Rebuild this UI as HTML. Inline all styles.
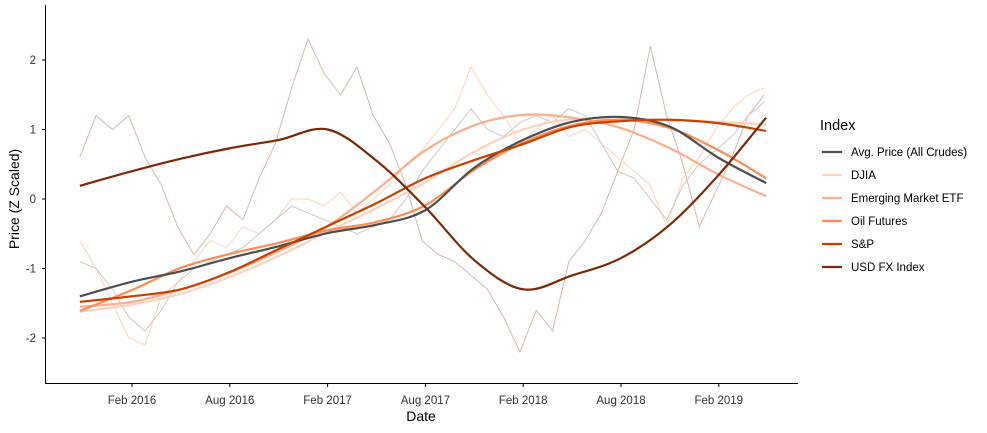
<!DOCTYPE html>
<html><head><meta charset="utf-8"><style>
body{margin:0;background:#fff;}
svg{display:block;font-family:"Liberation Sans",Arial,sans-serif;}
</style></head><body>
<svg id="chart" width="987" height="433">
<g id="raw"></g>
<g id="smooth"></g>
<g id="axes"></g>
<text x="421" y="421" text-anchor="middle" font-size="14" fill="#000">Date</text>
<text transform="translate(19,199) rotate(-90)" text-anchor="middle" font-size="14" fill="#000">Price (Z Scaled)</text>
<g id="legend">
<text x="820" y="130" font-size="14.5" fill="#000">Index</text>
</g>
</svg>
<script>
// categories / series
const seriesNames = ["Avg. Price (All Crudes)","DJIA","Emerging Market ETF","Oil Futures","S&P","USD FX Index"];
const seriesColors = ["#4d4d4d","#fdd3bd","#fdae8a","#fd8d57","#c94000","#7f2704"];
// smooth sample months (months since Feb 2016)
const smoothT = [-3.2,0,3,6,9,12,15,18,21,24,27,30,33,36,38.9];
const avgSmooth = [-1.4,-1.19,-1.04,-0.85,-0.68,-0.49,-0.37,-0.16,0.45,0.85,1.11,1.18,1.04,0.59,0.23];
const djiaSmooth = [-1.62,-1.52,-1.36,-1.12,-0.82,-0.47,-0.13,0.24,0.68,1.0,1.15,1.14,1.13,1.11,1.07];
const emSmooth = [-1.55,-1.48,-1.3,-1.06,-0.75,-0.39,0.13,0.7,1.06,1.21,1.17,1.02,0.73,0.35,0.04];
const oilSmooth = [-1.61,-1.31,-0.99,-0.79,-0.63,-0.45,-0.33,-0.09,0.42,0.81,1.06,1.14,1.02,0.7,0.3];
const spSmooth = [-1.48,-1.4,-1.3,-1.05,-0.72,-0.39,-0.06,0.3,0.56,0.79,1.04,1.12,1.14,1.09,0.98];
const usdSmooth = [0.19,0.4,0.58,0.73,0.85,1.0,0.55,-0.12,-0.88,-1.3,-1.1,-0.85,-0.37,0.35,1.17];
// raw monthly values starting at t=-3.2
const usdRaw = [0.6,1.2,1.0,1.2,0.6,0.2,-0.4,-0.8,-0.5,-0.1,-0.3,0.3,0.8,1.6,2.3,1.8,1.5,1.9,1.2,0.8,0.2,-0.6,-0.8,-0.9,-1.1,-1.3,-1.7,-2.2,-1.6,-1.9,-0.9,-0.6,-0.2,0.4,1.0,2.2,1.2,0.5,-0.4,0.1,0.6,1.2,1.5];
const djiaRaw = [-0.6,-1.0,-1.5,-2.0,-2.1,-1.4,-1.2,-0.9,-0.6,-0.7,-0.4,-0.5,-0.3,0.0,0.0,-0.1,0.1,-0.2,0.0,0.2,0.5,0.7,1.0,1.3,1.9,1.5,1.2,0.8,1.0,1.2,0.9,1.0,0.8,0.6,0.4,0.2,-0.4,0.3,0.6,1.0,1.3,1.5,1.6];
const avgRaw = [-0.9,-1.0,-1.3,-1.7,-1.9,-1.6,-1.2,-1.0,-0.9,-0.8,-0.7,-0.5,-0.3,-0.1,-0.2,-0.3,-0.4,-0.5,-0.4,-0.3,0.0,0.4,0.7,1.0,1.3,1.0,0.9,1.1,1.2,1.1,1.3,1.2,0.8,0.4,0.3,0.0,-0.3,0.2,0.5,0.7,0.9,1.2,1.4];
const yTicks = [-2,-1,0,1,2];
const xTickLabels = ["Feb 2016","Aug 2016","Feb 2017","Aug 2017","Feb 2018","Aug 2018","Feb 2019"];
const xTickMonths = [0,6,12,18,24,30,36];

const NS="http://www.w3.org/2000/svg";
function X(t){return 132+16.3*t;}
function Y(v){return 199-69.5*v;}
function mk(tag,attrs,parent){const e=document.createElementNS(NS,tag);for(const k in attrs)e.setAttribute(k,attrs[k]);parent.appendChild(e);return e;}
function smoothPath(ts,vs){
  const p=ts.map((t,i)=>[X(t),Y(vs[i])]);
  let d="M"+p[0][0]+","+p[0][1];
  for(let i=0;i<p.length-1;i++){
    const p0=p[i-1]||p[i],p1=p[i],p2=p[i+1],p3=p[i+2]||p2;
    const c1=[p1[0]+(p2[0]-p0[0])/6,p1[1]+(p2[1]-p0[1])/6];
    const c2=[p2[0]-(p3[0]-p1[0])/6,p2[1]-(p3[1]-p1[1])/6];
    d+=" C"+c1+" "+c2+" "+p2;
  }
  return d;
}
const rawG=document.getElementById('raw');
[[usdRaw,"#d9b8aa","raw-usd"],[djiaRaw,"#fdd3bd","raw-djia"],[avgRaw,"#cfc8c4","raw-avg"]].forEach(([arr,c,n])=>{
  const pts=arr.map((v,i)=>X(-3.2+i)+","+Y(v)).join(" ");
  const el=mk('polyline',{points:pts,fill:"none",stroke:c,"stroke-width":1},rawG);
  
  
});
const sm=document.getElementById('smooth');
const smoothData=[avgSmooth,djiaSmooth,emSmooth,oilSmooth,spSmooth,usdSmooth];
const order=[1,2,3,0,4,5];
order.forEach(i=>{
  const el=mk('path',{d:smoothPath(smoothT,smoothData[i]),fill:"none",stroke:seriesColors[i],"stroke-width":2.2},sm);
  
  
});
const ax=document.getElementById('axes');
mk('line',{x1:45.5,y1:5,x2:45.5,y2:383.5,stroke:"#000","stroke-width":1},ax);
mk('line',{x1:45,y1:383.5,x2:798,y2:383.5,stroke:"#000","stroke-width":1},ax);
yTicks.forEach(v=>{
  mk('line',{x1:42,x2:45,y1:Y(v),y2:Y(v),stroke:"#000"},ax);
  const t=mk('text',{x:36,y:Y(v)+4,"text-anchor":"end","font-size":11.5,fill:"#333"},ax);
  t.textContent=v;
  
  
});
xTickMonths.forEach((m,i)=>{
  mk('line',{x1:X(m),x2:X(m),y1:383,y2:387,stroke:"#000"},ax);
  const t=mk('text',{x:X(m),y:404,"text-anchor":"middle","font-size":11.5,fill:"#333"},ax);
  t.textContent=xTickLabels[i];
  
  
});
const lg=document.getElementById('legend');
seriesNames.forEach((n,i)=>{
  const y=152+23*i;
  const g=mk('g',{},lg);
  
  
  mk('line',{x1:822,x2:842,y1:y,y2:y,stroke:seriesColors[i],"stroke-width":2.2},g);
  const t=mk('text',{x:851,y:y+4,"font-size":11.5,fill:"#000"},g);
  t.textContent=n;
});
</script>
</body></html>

* **Instruction**
Output an exact copy of the material, with the pictures removed.

* **Complete answer**
Rebuild this UI as HTML. Inline all styles.
<!DOCTYPE html>
<html><head><meta charset="utf-8"><style>
body{margin:0;background:#fff;}
svg{display:block;font-family:"Liberation Sans",Arial,sans-serif;}
</style></head><body>
<svg id="chart" width="987" height="433">
<g id="raw"></g>
<g id="smooth"></g>
<g id="axes"></g>
<text x="421" y="421" text-anchor="middle" font-size="14" fill="#000">Date</text>
<text transform="translate(19,199) rotate(-90)" text-anchor="middle" font-size="14" fill="#000">Price (Z Scaled)</text>
<g id="legend">
<text x="820" y="130" font-size="14.5" fill="#000">Index</text>
</g>
</svg>
<script>
// categories / series
const seriesNames = ["Avg. Price (All Crudes)","DJIA","Emerging Market ETF","Oil Futures","S&P","USD FX Index"];
const seriesColors = ["#4d4d4d","#fdd3bd","#fdae8a","#fd8d57","#c94000","#7f2704"];
// smooth sample months (months since Feb 2016)
const smoothT = [-3.2,0,3,6,9,12,15,18,21,24,27,30,33,36,38.9];
const avgSmooth = [-1.4,-1.19,-1.04,-0.85,-0.68,-0.49,-0.37,-0.16,0.45,0.85,1.11,1.18,1.04,0.59,0.23];
const djiaSmooth = [-1.62,-1.52,-1.36,-1.12,-0.82,-0.47,-0.13,0.24,0.68,1.0,1.15,1.14,1.13,1.11,1.07];
const emSmooth = [-1.55,-1.48,-1.3,-1.06,-0.75,-0.39,0.13,0.7,1.06,1.21,1.17,1.02,0.73,0.35,0.04];
const oilSmooth = [-1.61,-1.31,-0.99,-0.79,-0.63,-0.45,-0.33,-0.09,0.42,0.81,1.06,1.14,1.02,0.7,0.3];
const spSmooth = [-1.48,-1.4,-1.3,-1.05,-0.72,-0.39,-0.06,0.3,0.56,0.79,1.04,1.12,1.14,1.09,0.98];
const usdSmooth = [0.19,0.4,0.58,0.73,0.85,1.0,0.55,-0.12,-0.88,-1.3,-1.1,-0.85,-0.37,0.35,1.17];
// raw monthly values starting at t=-3.2
const usdRaw = [0.6,1.2,1.0,1.2,0.6,0.2,-0.4,-0.8,-0.5,-0.1,-0.3,0.3,0.8,1.6,2.3,1.8,1.5,1.9,1.2,0.8,0.2,-0.6,-0.8,-0.9,-1.1,-1.3,-1.7,-2.2,-1.6,-1.9,-0.9,-0.6,-0.2,0.4,1.0,2.2,1.2,0.5,-0.4,0.1,0.6,1.2,1.5];
const djiaRaw = [-0.6,-1.0,-1.5,-2.0,-2.1,-1.4,-1.2,-0.9,-0.6,-0.7,-0.4,-0.5,-0.3,0.0,0.0,-0.1,0.1,-0.2,0.0,0.2,0.5,0.7,1.0,1.3,1.9,1.5,1.2,0.8,1.0,1.2,0.9,1.0,0.8,0.6,0.4,0.2,-0.4,0.3,0.6,1.0,1.3,1.5,1.6];
const avgRaw = [-0.9,-1.0,-1.3,-1.7,-1.9,-1.6,-1.2,-1.0,-0.9,-0.8,-0.7,-0.5,-0.3,-0.1,-0.2,-0.3,-0.4,-0.5,-0.4,-0.3,0.0,0.4,0.7,1.0,1.3,1.0,0.9,1.1,1.2,1.1,1.3,1.2,0.8,0.4,0.3,0.0,-0.3,0.2,0.5,0.7,0.9,1.2,1.4];
const yTicks = [-2,-1,0,1,2];
const xTickLabels = ["Feb 2016","Aug 2016","Feb 2017","Aug 2017","Feb 2018","Aug 2018","Feb 2019"];
const xTickMonths = [0,6,12,18,24,30,36];

const NS="http://www.w3.org/2000/svg";
function X(t){return 132+16.3*t;}
function Y(v){return 199-69.5*v;}
function mk(tag,attrs,parent){const e=document.createElementNS(NS,tag);for(const k in attrs)e.setAttribute(k,attrs[k]);parent.appendChild(e);return e;}
function smoothPath(ts,vs){
  const p=ts.map((t,i)=>[X(t),Y(vs[i])]);
  let d="M"+p[0][0]+","+p[0][1];
  for(let i=0;i<p.length-1;i++){
    const p0=p[i-1]||p[i],p1=p[i],p2=p[i+1],p3=p[i+2]||p2;
    const c1=[p1[0]+(p2[0]-p0[0])/6,p1[1]+(p2[1]-p0[1])/6];
    const c2=[p2[0]-(p3[0]-p1[0])/6,p2[1]-(p3[1]-p1[1])/6];
    d+=" C"+c1+" "+c2+" "+p2;
  }
  return d;
}
const rawG=document.getElementById('raw');
[[usdRaw,"#d9b8aa","raw-usd"],[djiaRaw,"#fdd3bd","raw-djia"],[avgRaw,"#cfc8c4","raw-avg"]].forEach(([arr,c,n])=>{
  const pts=arr.map((v,i)=>X(-3.2+i)+","+Y(v)).join(" ");
  const el=mk('polyline',{points:pts,fill:"none",stroke:c,"stroke-width":1},rawG);
  
  
});
const sm=document.getElementById('smooth');
const smoothData=[avgSmooth,djiaSmooth,emSmooth,oilSmooth,spSmooth,usdSmooth];
const order=[1,2,3,0,4,5];
order.forEach(i=>{
  const el=mk('path',{d:smoothPath(smoothT,smoothData[i]),fill:"none",stroke:seriesColors[i],"stroke-width":2.2},sm);
  
  
});
const ax=document.getElementById('axes');
mk('line',{x1:45.5,y1:5,x2:45.5,y2:383.5,stroke:"#000","stroke-width":1},ax);
mk('line',{x1:45,y1:383.5,x2:798,y2:383.5,stroke:"#000","stroke-width":1},ax);
yTicks.forEach(v=>{
  mk('line',{x1:42,x2:45,y1:Y(v),y2:Y(v),stroke:"#000"},ax);
  const t=mk('text',{x:36,y:Y(v)+4,"text-anchor":"end","font-size":11.5,fill:"#333"},ax);
  t.textContent=v;
  
  
});
xTickMonths.forEach((m,i)=>{
  mk('line',{x1:X(m),x2:X(m),y1:383,y2:387,stroke:"#000"},ax);
  const t=mk('text',{x:X(m),y:404,"text-anchor":"middle","font-size":11.5,fill:"#333"},ax);
  t.textContent=xTickLabels[i];
  
  
});
const lg=document.getElementById('legend');
seriesNames.forEach((n,i)=>{
  const y=152+23*i;
  const g=mk('g',{},lg);
  
  
  mk('line',{x1:822,x2:842,y1:y,y2:y,stroke:seriesColors[i],"stroke-width":2.2},g);
  const t=mk('text',{x:851,y:y+4,"font-size":11.5,fill:"#000"},g);
  t.textContent=n;
});
</script>
</body></html>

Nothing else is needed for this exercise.